An Array of Applications



The technology can already be found in products such as 24-7 Ice Shield Facial Cleanser, which is utilizing the delivery system to incorporate sunscreen with a SPF of 15. In addition to sun protection, the Wash-On system can potentially deliver any active ingredient, including anti-aging, anti-acne, moisturization and OTC pharmaceuticals, among others. Company executives insist they’ve created a third category in personal care.

“Before there was only wash-off and leave-on. Aquea has discovered the wash-on category to deliver active ingredients and make them stick to the skin even in the presence of surfactants,” explained Dave Compton, president of Aquea Scientific. “This isn’t super glue, we believe it’s the best way right now of attracting actives to skin the presence of surfactants.”

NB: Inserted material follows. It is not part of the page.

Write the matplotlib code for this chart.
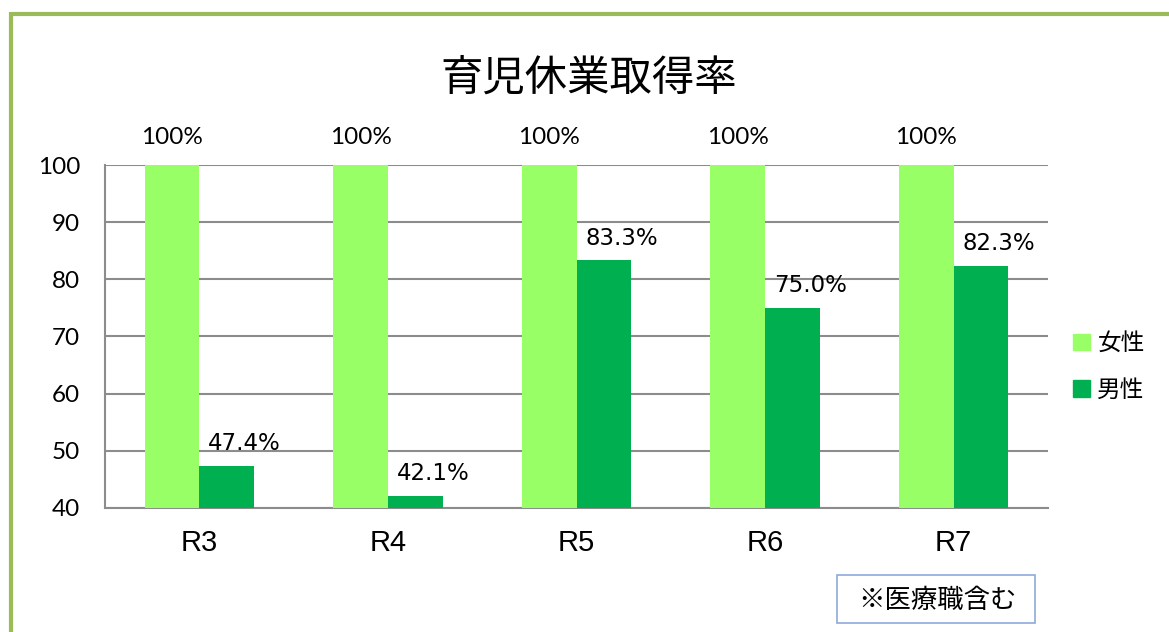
import numpy as np
import matplotlib.pyplot as plt
from matplotlib.lines import Line2D
from matplotlib.patches import Rectangle

# data
years = ['R3', 'R4', 'R5', 'R6', 'R7']
female = [100, 100, 100, 100, 100]
male = [47.4, 42.1, 83.3, 75.0, 82.3]
female_labels = ['100%', '100%', '100%', '100%', '100%']
male_labels = ['47.4%', '42.1%', '83.3%', '75.0%', '82.3%']
legend_names = ['女性', '男性']
title = '育児休業取得率'
note = '※医療職含む'

c_female = '#99FF66'
c_male = '#00B050'
c_grid = '#8C8C8C'
c_frame = '#9BBB59'

W, H = 1169, 632
fig = plt.figure(figsize=(W / 100, H / 100), dpi=100)
ax = fig.add_axes([105 / W, 1 - 508 / H, (1048 - 105) / W, (508 - 165) / H])

x = np.arange(len(years))
bw = 0.29
base = 40
ax.bar(x - bw / 2, np.array(female) - base, bw, bottom=base, color=c_female, zorder=3)
ax.bar(x + bw / 2, np.array(male) - base, bw, bottom=base, color=c_male, zorder=3)

for i in range(len(years)):
    ax.annotate(female_labels[i], (x[i] - bw / 2, female[i]), xytext=(0, 20),
                textcoords='offset points', ha='center', va='center',
                fontsize=17.5, family='Lato')
    ax.annotate(male_labels[i], (x[i] + bw / 2, male[i]), xytext=(13, 16),
                textcoords='offset points', ha='center', va='center',
                fontsize=16.5, family='DejaVu Sans')

ax.set_xlim(-0.5, len(years) - 0.5)
ax.set_ylim(40, 100)
ax.set_yticks(range(40, 101, 10))
ax.yaxis.grid(True, color=c_grid, linewidth=1.5, zorder=0)
ax.set_axisbelow(True)
ax.set_xticks(x)
ax.set_xticklabels(years, family='Liberation Sans', fontsize=21)
for lab in ax.get_yticklabels():
    lab.set_family('Lato')
    lab.set_fontsize(17.5)
ax.tick_params(axis='y', length=0, pad=18)
ax.tick_params(axis='x', length=0, pad=15)
for s in ['top', 'right']:
    ax.spines[s].set_visible(False)
for s in ['left', 'bottom']:
    ax.spines[s].set_color(c_grid)
    ax.spines[s].set_linewidth(1.5)

handles = [Rectangle((0, 0), 1, 1, color=c_female), Rectangle((0, 0), 1, 1, color=c_male)]
fig.legend(handles, legend_names, loc='center left', bbox_to_anchor=(1052 / W, 1 - 367 / H),
           frameon=False, prop={'family': 'Noto Sans CJK JP', 'size': 17},
           handlelength=0.72, handleheight=0.72, handletextpad=0.3, labelspacing=1.0)

fig.text(589 / W, 1 - 79 / H, title, ha='center', va='center',
         family='Noto Sans CJK JP', fontsize=30.5)

# note box
fig.patches.append(Rectangle((837 / W, 1 - 623 / H), (1035 - 837) / W, 48 / H,
                             transform=fig.transFigure, fill=False,
                             edgecolor='#8EA9DB', linewidth=1.2))
fig.text(937 / W, 1 - 601 / H, note, ha='center', va='center',
         family='Noto Sans CJK JP', fontsize=19)

# green frame
fig.add_artist(Line2D([11 / W, 1], [1 - 14 / H, 1 - 14 / H], transform=fig.transFigure,
                      color=c_frame, linewidth=3, solid_capstyle='butt'))
fig.add_artist(Line2D([11 / W, 11 / W], [1 - 12 / H, 0], transform=fig.transFigure,
                      color=c_frame, linewidth=3, solid_capstyle='butt'))

fig.savefig('out.png', dpi=100)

The process wraps active materials in a silica wrap that forms a shell and takes on the character of the active material, according to Martin Flacks, head of R&D. The material is then placed in a polymer matrix which imparts a strong cationic charge to the outside of the shell and make it positively charged. Thus, any active will be attracted to negatively-charged skin. The delivery system ensures that the actives don’t penetrate too deeply into skin.

“In traditional formulas, OMC can penetrate 50 microns into the stratum corneum,” explained Mr. Flacks. “But when a product is wrapped in our technology there is a lot of diffusion, penetration is just 10-13 microns.

“So if you put an active ingredient like sunscreen in our system, it stays on the surface and increases the safety of the product.”

Although Aquea Scientific’s initial emphasis is on sun care, company executives insist the Wash On technology has applications in a broad range of anti-aging, skin lightening, even insect repelling products.
 
From bar soaps to skin patches to nanospheres, marketers realize that when it comes to formulating effective skin care products, more often than not, it’s all in the delivery!